Haifa's cancer morbidity blamed on refinery pollution

The Ministry of Health denied that air pollution causes high morbidity rate, but the numbers tell a different story.

Beit Hazikuk in Haifa is the country’s largest oil refinery. (photo credit: Wikimedia Commons)
Beit Hazikuk in Haifa is the country’s largest oil refinery.
(photo credit: Wikimedia Commons)
The Ministry of Health and the Israel Cancer Association published a report on cancer morbidity in Israel, classified by region, between the years 2001 to 2015.
The data, published Monday, showed a significantly higher morbidity rate in Haifa than the rest of the country. Haifa's higher cancer rates have been the subject of controversy for years due to the belief that they are the result of air pollution caused by the city's oil refinery. Ashkelon, which hosts a coal plant, also had a unusually high rate of cancer morbidity, strengthening the argument that the rate is connected to air pollution.
The report, however, denied that there is a direct connection between the cancer morbidity rate and air pollution, or any other single cause. The cancer morbidity rate is a result of several factors, the report said, including genetics, behavior, hormones and environment. The report also stated that claiming that there is a connection between environmental pollution and cancer morbidity is problematic due to the fact that the place where a patient was diagnosed is not always the same place where he or she was first exposed to a pollutant or developed cancerous cells.
Additionally, because the report is divided into districts, it does not necessarily reflect typical local exposures.
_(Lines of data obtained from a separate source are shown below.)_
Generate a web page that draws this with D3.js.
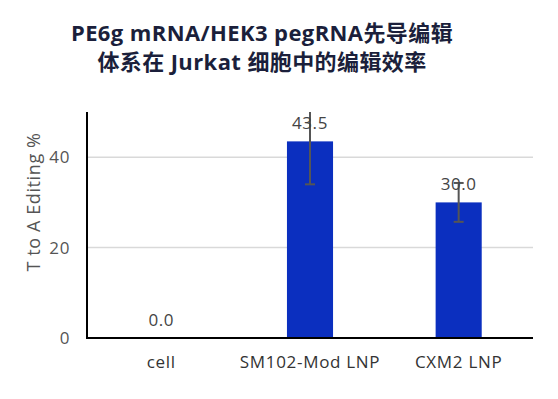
<!DOCTYPE html>
<html>
<head>
<meta charset="utf-8">
<script src="https://cdnjs.cloudflare.com/ajax/libs/d3/7.8.5/d3.min.js"></script>
<style>
  body { margin: 0; background: #fff; }
  svg { display: block; font-family: 'Open Sans', 'Noto Sans CJK SC', sans-serif; }
</style>
</head>
<body>
<svg id="chart" width="558" height="399"></svg>
<script>

// data
const categories = ["cell", "SM102-Mod LNP", "CXM2 LNP"];
const values = [0.0, 43.5, 30.0];
const errors = [0, 9.5, 4.3];
const yTicks = [0, 20, 40];
const titleLines = ["PE6g mRNA/HEK3 pegRNA先导编辑", "体系在 Jurkat 细胞中的编辑效率"];
const yTitle = "T to A Editing %";

const svg = d3.select("#chart");
const margin = {left: 87, right: 25, top: 112, bottom: 61};
const width = 558 - margin.left - margin.right;
const height = 399 - margin.top - margin.bottom;

const x = d3.scaleBand().domain(categories).range([0, width]).paddingInner(0.69).paddingOuter(0.345);
const y = d3.scaleLinear().domain([0, 50]).range([height, 0]);

const g = svg.append("g").attr("transform", `translate(${margin.left},${margin.top})`);

// title
svg.append("g").selectAll("text")
  .data(titleLines)
  .join("text")
  .attr("x", 262)
  .attr("y", (d, i) => 41 + i * 29)
  .attr("text-anchor", "middle")
  .attr("font-size", 22)
  .attr("font-weight", "bold")
  .attr("letter-spacing", 0.4)
  .attr("fill", "#1b1f3b")
  .text(d => d);

// gridlines
g.selectAll(".grid")
  .data(yTicks.filter(d => d > 0))
  .join("line")
  .attr("x1", 0).attr("x2", width)
  .attr("y1", d => y(d)).attr("y2", d => y(d))
  .attr("stroke", "#d9d9d9")
  .attr("stroke-width", 1.5);

// y tick labels
g.selectAll(".ytick")
  .data(yTicks)
  .join("text")
  .attr("x", -17)
  .attr("y", d => y(d))
  .attr("dy", "0.35em")
  .attr("text-anchor", "end")
  .attr("font-size", 17)
  .attr("letter-spacing", 0.6)
  .attr("fill", "#555")
  .text(d => d);

// bars
g.selectAll(".bar")
  .data(values)
  .join("rect")
  .attr("x", (d, i) => x(categories[i]))
  .attr("width", x.bandwidth())
  .attr("y", d => y(d))
  .attr("height", d => height - y(d))
  .attr("fill", "#0b2fbf");

// error bars
const eb = g.selectAll(".err")
  .data(values.map((v, i) => ({v, e: errors[i], c: categories[i]})).filter(d => d.e > 0))
  .join("g")
  .attr("transform", d => `translate(${x(d.c) + x.bandwidth() / 2},0)`);
eb.append("line")
  .attr("y1", d => y(Math.min(50, d.v + d.e)))
  .attr("y2", d => y(d.v - d.e))
  .attr("stroke", "#555").attr("stroke-width", 2);
eb.append("line")
  .attr("x1", -5).attr("x2", 5)
  .attr("y1", d => y(d.v - d.e)).attr("y2", d => y(d.v - d.e))
  .attr("stroke", "#555").attr("stroke-width", 2);
eb.filter(d => d.v + d.e <= 50).append("line")
  .attr("x1", -5).attr("x2", 5)
  .attr("y1", d => y(d.v + d.e)).attr("y2", d => y(d.v + d.e))
  .attr("stroke", "#555").attr("stroke-width", 2);

// value labels
g.selectAll(".val")
  .data(values)
  .join("text")
  .attr("x", (d, i) => x(categories[i]) + x.bandwidth() / 2)
  .attr("y", d => y(d) - 12)
  .attr("text-anchor", "middle")
  .attr("font-size", 17)
  .attr("letter-spacing", 0.6)
  .attr("fill", "#444")
  .text(d => d.toFixed(1));

// axes lines
g.append("line")
  .attr("x1", 0).attr("x2", width)
  .attr("y1", height).attr("y2", height)
  .attr("stroke", "#000").attr("stroke-width", 2);
g.append("line")
  .attr("x1", 0).attr("x2", 0)
  .attr("y1", 0).attr("y2", height + 1)
  .attr("stroke", "#000").attr("stroke-width", 2);

// x labels
g.selectAll(".xlab")
  .data(categories)
  .join("text")
  .attr("x", d => x(d) + x.bandwidth() / 2)
  .attr("y", height + 30)
  .attr("text-anchor", "middle")
  .attr("font-size", 17)
  .attr("letter-spacing", 0.7)
  .attr("fill", "#333")
  .text(d => d);

// y title
svg.append("text")
  .attr("transform", "translate(40,202) rotate(-90)")
  .attr("text-anchor", "middle")
  .attr("font-size", 18)
  .attr("letter-spacing", 0.6)
  .attr("fill", "#555")
  .text(yTitle);

</script>
</body>
</html>
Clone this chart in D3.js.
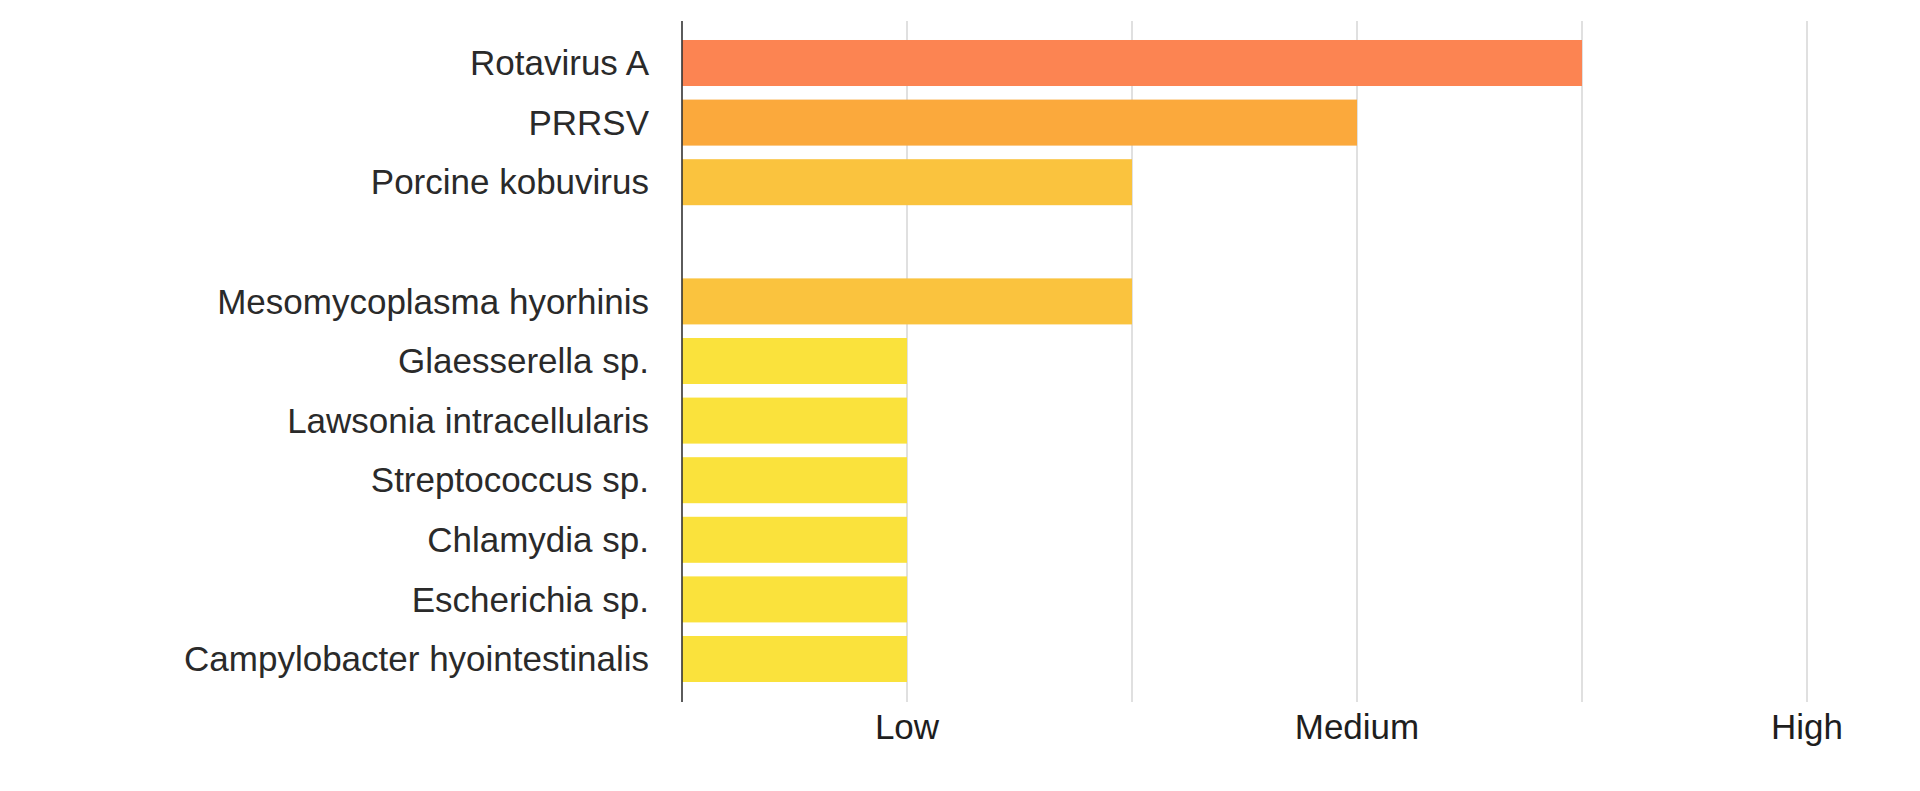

In order to prove a direct connection between air pollution and cancer morbidity, academic research would need to take different factors into account, the report stated.
MK Yael Cohen Paran of the Zionist Union, who is also the representative of the environmental movement and chairman of the lobby for the recovery of Haifa Bay, reacted angrily to the report. "The Ministry of Health is denying the truth with a despicable statement," she said. "It is not a coincidence that in the Haifa and Ashkelon regions there are more occurrences of cancer." 
She accused the Ministry of Health of comfortably ignoring the facts screaming from the report saying. "These areas are known to be hot spots [...] that poison the air and soil," and "instead of taking responsibility and caring for the health of the residents, the Ministry of Health sows sand in the public's eyes, and the Ministry of Environmental Protection lacks the ability to ensure effective enforcement."
Haifa Municipality Council member and mayoral candidate , Avihu Han, together with "The Greens of Haifa"  which he heads, also claimed that "no one has any doubt that the Haifa region has significantly more cancer occurrences due to the pollution from the petrochemical industry and the polluting facilities in Haifa Bay."
He blamed authorities of silently preventing an epidemiological study in the Haifa district, and "concealing critical information that the public has the right and duty to receive."
"The risk of cancer among children in the Haifa sub-district is kept secret, which, if published, would cause a public earthquake in the State of Israel," he added.
In 2015, Professor Grotto of the Ministry of Health announced that those living within a 200-meter radius of the fuel tanks in Kiryat Haim are five times more likely to get cancer by the age of 65 than anywhere else in the country.
Prof. Lital Keinan Boker, deputy director of the Center for Disease Control in the Ministry of Health, claimed that the high cancer morbidity in Haifa and Ashkelon cannot be deduced from pollution and that "only lung cancer and, to some extent, bladder cancer are considered to be related to environmental air pollution."
Also released by the Ministry of Health today, a study headed by Prof. Eliezer Robinson, chairman of the International Cancer Association, for the first time examined the behavioral factors that affect Israeli mortality from cancer and concluded that some 9600 Israelis could still be alive had they adopted a healthier way of life and abstained from cancer-causing behavior.
Among the main causes for cancer, the study listed smoking, obesity, alcohol and red meat consumption.